start
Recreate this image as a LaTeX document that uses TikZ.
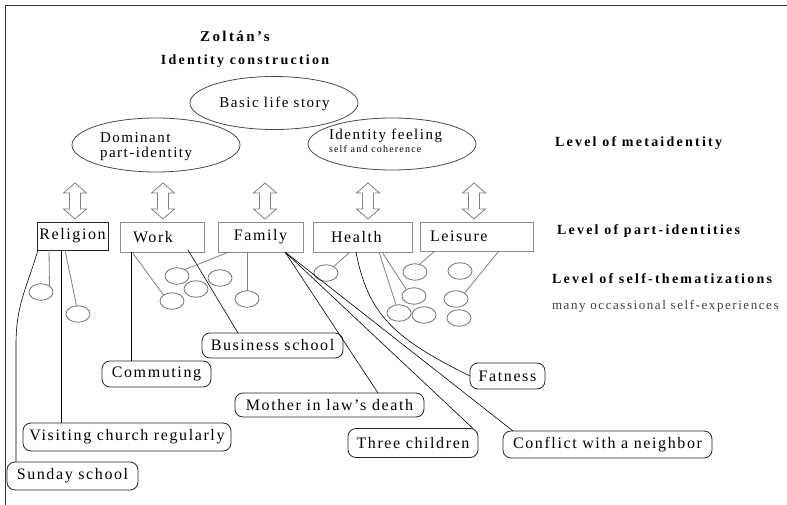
\documentclass[tikz,border=0pt]{standalone}
\usepackage{fontspec}
\setmainfont{Liberation Serif}
% letter-spaced serif faces for labels and headings
\newfontfamily\lblfont[LetterSpace=10]{Liberation Serif}
\newfontfamily\headfont[LetterSpace=16]{Liberation Serif}
\newfontfamily\notefont[LetterSpace=12]{Liberation Serif}
\usetikzlibrary{shapes.geometric}
\begin{document}
\begin{tikzpicture}[x=1pt,y=-1pt,
  every node/.style={inner sep=0pt, outer sep=0pt},
  heading/.style={font=\headfont\bfseries\fontsize{14}{16}\selectfont},
  ellfont/.style={font=\lblfont\fontsize{15}{17}\selectfont},
  metaell/.style={ellipse, draw=black!70, line width=0.8pt,
    minimum width=168pt, minimum height=54pt},
  pbox/.style={rectangle, draw=black!45, line width=0.8pt,
    minimum height=30pt, font=\lblfont\fontsize{16}{18}\selectfont},
  theme/.style={rectangle, rounded corners=8pt, draw=black!85, line width=0.8pt,
    minimum height=26pt, font=\lblfont\fontsize{16}{18}\selectfont},
  selfth/.style={ellipse, draw=black!55, line width=0.8pt,
    minimum width=24pt, minimum height=16.5pt},
  greyline/.style={draw=black!50, line width=0.8pt},
  link/.style={draw=black, line width=0.6pt},
  pics/dblarr/.style={code={
    \draw[draw=black!50, fill=white, line width=0.8pt, line join=miter]
      (0,-18) -- (11.5,-8) -- (5.5,-8) -- (5.5,8) -- (11.5,8) -- (0,18)
      -- (-11.5,8) -- (-5.5,8) -- (-5.5,-8) -- (-11.5,-8) -- cycle;}}
]
\useasboundingbox (0,0) rectangle (787,505);
\fill[white] (0,0) rectangle (787,505);

% frame edges
\draw[black!80, line width=1pt] (5,505) -- (5,6) -- (787,6);

% title
\node[heading, font=\headfont\bfseries\fontsize{15}{17}\selectfont, anchor=base] (ttl1) at (235,42) {Zoltán’s};
\node[heading, anchor=base] (ttl2) at (245,65) {Identity construction};

% level captions
\node[heading, anchor=base west] (lv1) at (555,147) {Level of metaidentity};
\node[heading, anchor=base west] (lv2) at (557,235) {Level of part-identities};
\node[heading, anchor=base west] (lv3) at (552,283) {Level of self-thematizations};
\node[font=\notefont\fontsize{13}{15}\selectfont, text=black!75, anchor=base west] (lv4) at (552,309) {many occassional self-experiences};

% meta-identity ellipses
\node[metaell, minimum height=53pt] (basic) at (274,103) {};
\node[ellfont, anchor=base] (basictxt) at (274.5,108) {Basic life story};
\node[metaell] (dom) at (156,145) {};
\node[ellfont, anchor=base west] (domtxt1) at (100,143) {Dominant};
\node[ellfont, anchor=base west] (domtxt2) at (100,158) {part-identity};
\node[metaell, minimum height=52pt] (idf) at (392,144) {};
\node[ellfont, anchor=base west] (idftxt1) at (329,140) {Identity feeling};
\node[font=\notefont\fontsize{10}{12}\selectfont, anchor=base west] (idftxt2) at (329,153) {self and coherence};

% double arrows between the levels
\pic at (75,201) {dblarr};
\pic at (163,201) {dblarr};
\pic at (265,201) {dblarr};
\pic at (368,201) {dblarr};
\pic at (474,201) {dblarr};

% part-identities
\node[pbox, draw=black!85, minimum width=71pt, minimum height=28pt] (relig) at (72.5,236) {Religion};
\node[pbox, text width=58pt, inner xsep=13pt, align=left] (work) at (162,237) {Work};
\node[pbox, minimum width=85pt] (fam) at (260.5,237) {Family};
\node[pbox, text width=63pt, inner xsep=18pt, align=left] (health) at (362.5,237) {Health};
\node[pbox, text width=93pt, inner xsep=10pt, align=left, minimum height=29pt] (leis) at (476.5,236.5) {Leisure};

% self-thematizations (small ellipses)
\node[selfth] (c1) at (41,292) {};
\node[selfth] (c2) at (78,314) {};
\node[selfth] (c3) at (172,301) {};
\node[selfth] (c4) at (177,276) {};
\node[selfth] (c5) at (196,289) {};
\node[selfth] (c6) at (220,278) {};
\node[selfth] (c7) at (247,299) {};
\node[selfth] (c8) at (326,273) {};
\node[selfth] (c9) at (399,313) {};
\node[selfth] (c10) at (414,296) {};
\node[selfth] (c11) at (424,315) {};
\node[selfth] (c12) at (415,272) {};
\node[selfth] (c13) at (460,271) {};
\node[selfth] (c14) at (456,299) {};
\node[selfth] (c15) at (459,318) {};

% named experiences
\node[theme, minimum width=131pt, minimum height=28pt] (sunday) at (72.5,476) {Sunday school};
\node[theme, minimum width=208pt, minimum height=28pt] (visit) at (127,437) {Visiting church regularly};
\node[theme, minimum width=109pt] (commut) at (156.5,374) {Commuting};
\node[theme, minimum width=141pt, minimum height=25pt] (busin) at (272.5,345.5) {Business school};
\node[theme, minimum width=189pt, minimum height=24pt] (mother) at (329.5,405) {Mother in law’s death};
\node[theme, minimum width=130pt, minimum height=29pt] (three) at (413,443) {Three children};
\node[theme, minimum width=209pt, minimum height=27pt] (conflict) at (607.5,444.5) {Conflict with a neighbor};
\node[theme, minimum width=75pt] (fatness) at (507.5,376) {Fatness};

\coordinate (sbend) at (16,345);

% Religion
\draw[greyline] ([xshift=12pt]relig.south west) -- (c1.north east);
\draw[greyline] ([xshift=28pt]relig.south west) -- (c2.100);
\draw[link] ([xshift=24pt]relig.south west) coordinate (r1) -- (r1 |- visit.north);
\draw[link] ([xshift=1pt]relig.south west) .. controls +(-12,40) and +(0,-40) .. (sbend) -- (sbend |- sunday.north);

% Work
\draw[link] ([xshift=11pt]work.south west) coordinate (w1) -- (w1 |- commut.north);
\draw[greyline] ([xshift=12pt]work.south west) -- (c3.north west);
\draw[link] ([xshift=-16pt,yshift=2pt]work.south east) -- ([xshift=36pt]busin.north west);

% Family
\draw[greyline] ([xshift=11pt]fam.south west) -- (c4.40);
\draw[greyline] (fam.south -| c7.north) -- (c7.north);
\draw[link] ([xshift=-18pt]fam.south east) -- ([xshift=48.5pt]mother.north);
\draw[link] ([xshift=-18pt]fam.south east) -- ([xshift=-5pt]three.north east);
\draw[link] ([xshift=-18pt]fam.south east) -- ([xshift=10pt]conflict.north west);

% Health
\draw[greyline] ([xshift=37pt]health.south west) -- (c8.40);
\draw[link] ([xshift=43pt]health.south west) .. controls +(12,63) and +(-75,-37) .. (fatness.west);
\draw[greyline] ([xshift=66pt]health.south west) -- (c9.110);
\draw[greyline] ([xshift=69pt]health.south west) -- (c10.140);

% Leisure
\draw[greyline] ([xshift=15pt]leis.south west) -- (c12.60);
\draw[greyline] ([xshift=-34pt]leis.south east) -- (c14.north east);
\end{tikzpicture}
\end{document}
end
### Direction
All of the data above should be transcribed verbatim, with pictures omitted.

### Solved exercise
Recreate this image as a LaTeX document that uses TikZ.
\documentclass[tikz,border=0pt]{standalone}
\usepackage{fontspec}
\setmainfont{Liberation Serif}
% letter-spaced serif faces for labels and headings
\newfontfamily\lblfont[LetterSpace=10]{Liberation Serif}
\newfontfamily\headfont[LetterSpace=16]{Liberation Serif}
\newfontfamily\notefont[LetterSpace=12]{Liberation Serif}
\usetikzlibrary{shapes.geometric}
\begin{document}
\begin{tikzpicture}[x=1pt,y=-1pt,
  every node/.style={inner sep=0pt, outer sep=0pt},
  heading/.style={font=\headfont\bfseries\fontsize{14}{16}\selectfont},
  ellfont/.style={font=\lblfont\fontsize{15}{17}\selectfont},
  metaell/.style={ellipse, draw=black!70, line width=0.8pt,
    minimum width=168pt, minimum height=54pt},
  pbox/.style={rectangle, draw=black!45, line width=0.8pt,
    minimum height=30pt, font=\lblfont\fontsize{16}{18}\selectfont},
  theme/.style={rectangle, rounded corners=8pt, draw=black!85, line width=0.8pt,
    minimum height=26pt, font=\lblfont\fontsize{16}{18}\selectfont},
  selfth/.style={ellipse, draw=black!55, line width=0.8pt,
    minimum width=24pt, minimum height=16.5pt},
  greyline/.style={draw=black!50, line width=0.8pt},
  link/.style={draw=black, line width=0.6pt},
  pics/dblarr/.style={code={
    \draw[draw=black!50, fill=white, line width=0.8pt, line join=miter]
      (0,-18) -- (11.5,-8) -- (5.5,-8) -- (5.5,8) -- (11.5,8) -- (0,18)
      -- (-11.5,8) -- (-5.5,8) -- (-5.5,-8) -- (-11.5,-8) -- cycle;}}
]
\useasboundingbox (0,0) rectangle (787,505);
\fill[white] (0,0) rectangle (787,505);

% frame edges
\draw[black!80, line width=1pt] (5,505) -- (5,6) -- (787,6);

% title
\node[heading, font=\headfont\bfseries\fontsize{15}{17}\selectfont, anchor=base] (ttl1) at (235,42) {Zoltán’s};
\node[heading, anchor=base] (ttl2) at (245,65) {Identity construction};

% level captions
\node[heading, anchor=base west] (lv1) at (555,147) {Level of metaidentity};
\node[heading, anchor=base west] (lv2) at (557,235) {Level of part-identities};
\node[heading, anchor=base west] (lv3) at (552,283) {Level of self-thematizations};
\node[font=\notefont\fontsize{13}{15}\selectfont, text=black!75, anchor=base west] (lv4) at (552,309) {many occassional self-experiences};

% meta-identity ellipses
\node[metaell, minimum height=53pt] (basic) at (274,103) {};
\node[ellfont, anchor=base] (basictxt) at (274.5,108) {Basic life story};
\node[metaell] (dom) at (156,145) {};
\node[ellfont, anchor=base west] (domtxt1) at (100,143) {Dominant};
\node[ellfont, anchor=base west] (domtxt2) at (100,158) {part-identity};
\node[metaell, minimum height=52pt] (idf) at (392,144) {};
\node[ellfont, anchor=base west] (idftxt1) at (329,140) {Identity feeling};
\node[font=\notefont\fontsize{10}{12}\selectfont, anchor=base west] (idftxt2) at (329,153) {self and coherence};

% double arrows between the levels
\pic at (75,201) {dblarr};
\pic at (163,201) {dblarr};
\pic at (265,201) {dblarr};
\pic at (368,201) {dblarr};
\pic at (474,201) {dblarr};

% part-identities
\node[pbox, draw=black!85, minimum width=71pt, minimum height=28pt] (relig) at (72.5,236) {Religion};
\node[pbox, text width=58pt, inner xsep=13pt, align=left] (work) at (162,237) {Work};
\node[pbox, minimum width=85pt] (fam) at (260.5,237) {Family};
\node[pbox, text width=63pt, inner xsep=18pt, align=left] (health) at (362.5,237) {Health};
\node[pbox, text width=93pt, inner xsep=10pt, align=left, minimum height=29pt] (leis) at (476.5,236.5) {Leisure};

% self-thematizations (small ellipses)
\node[selfth] (c1) at (41,292) {};
\node[selfth] (c2) at (78,314) {};
\node[selfth] (c3) at (172,301) {};
\node[selfth] (c4) at (177,276) {};
\node[selfth] (c5) at (196,289) {};
\node[selfth] (c6) at (220,278) {};
\node[selfth] (c7) at (247,299) {};
\node[selfth] (c8) at (326,273) {};
\node[selfth] (c9) at (399,313) {};
\node[selfth] (c10) at (414,296) {};
\node[selfth] (c11) at (424,315) {};
\node[selfth] (c12) at (415,272) {};
\node[selfth] (c13) at (460,271) {};
\node[selfth] (c14) at (456,299) {};
\node[selfth] (c15) at (459,318) {};

% named experiences
\node[theme, minimum width=131pt, minimum height=28pt] (sunday) at (72.5,476) {Sunday school};
\node[theme, minimum width=208pt, minimum height=28pt] (visit) at (127,437) {Visiting church regularly};
\node[theme, minimum width=109pt] (commut) at (156.5,374) {Commuting};
\node[theme, minimum width=141pt, minimum height=25pt] (busin) at (272.5,345.5) {Business school};
\node[theme, minimum width=189pt, minimum height=24pt] (mother) at (329.5,405) {Mother in law’s death};
\node[theme, minimum width=130pt, minimum height=29pt] (three) at (413,443) {Three children};
\node[theme, minimum width=209pt, minimum height=27pt] (conflict) at (607.5,444.5) {Conflict with a neighbor};
\node[theme, minimum width=75pt] (fatness) at (507.5,376) {Fatness};

\coordinate (sbend) at (16,345);

% Religion
\draw[greyline] ([xshift=12pt]relig.south west) -- (c1.north east);
\draw[greyline] ([xshift=28pt]relig.south west) -- (c2.100);
\draw[link] ([xshift=24pt]relig.south west) coordinate (r1) -- (r1 |- visit.north);
\draw[link] ([xshift=1pt]relig.south west) .. controls +(-12,40) and +(0,-40) .. (sbend) -- (sbend |- sunday.north);

% Work
\draw[link] ([xshift=11pt]work.south west) coordinate (w1) -- (w1 |- commut.north);
\draw[greyline] ([xshift=12pt]work.south west) -- (c3.north west);
\draw[link] ([xshift=-16pt,yshift=2pt]work.south east) -- ([xshift=36pt]busin.north west);

% Family
\draw[greyline] ([xshift=11pt]fam.south west) -- (c4.40);
\draw[greyline] (fam.south -| c7.north) -- (c7.north);
\draw[link] ([xshift=-18pt]fam.south east) -- ([xshift=48.5pt]mother.north);
\draw[link] ([xshift=-18pt]fam.south east) -- ([xshift=-5pt]three.north east);
\draw[link] ([xshift=-18pt]fam.south east) -- ([xshift=10pt]conflict.north west);

% Health
\draw[greyline] ([xshift=37pt]health.south west) -- (c8.40);
\draw[link] ([xshift=43pt]health.south west) .. controls +(12,63) and +(-75,-37) .. (fatness.west);
\draw[greyline] ([xshift=66pt]health.south west) -- (c9.110);
\draw[greyline] ([xshift=69pt]health.south west) -- (c10.140);

% Leisure
\draw[greyline] ([xshift=15pt]leis.south west) -- (c12.60);
\draw[greyline] ([xshift=-34pt]leis.south east) -- (c14.north east);
\end{tikzpicture}
\end{document}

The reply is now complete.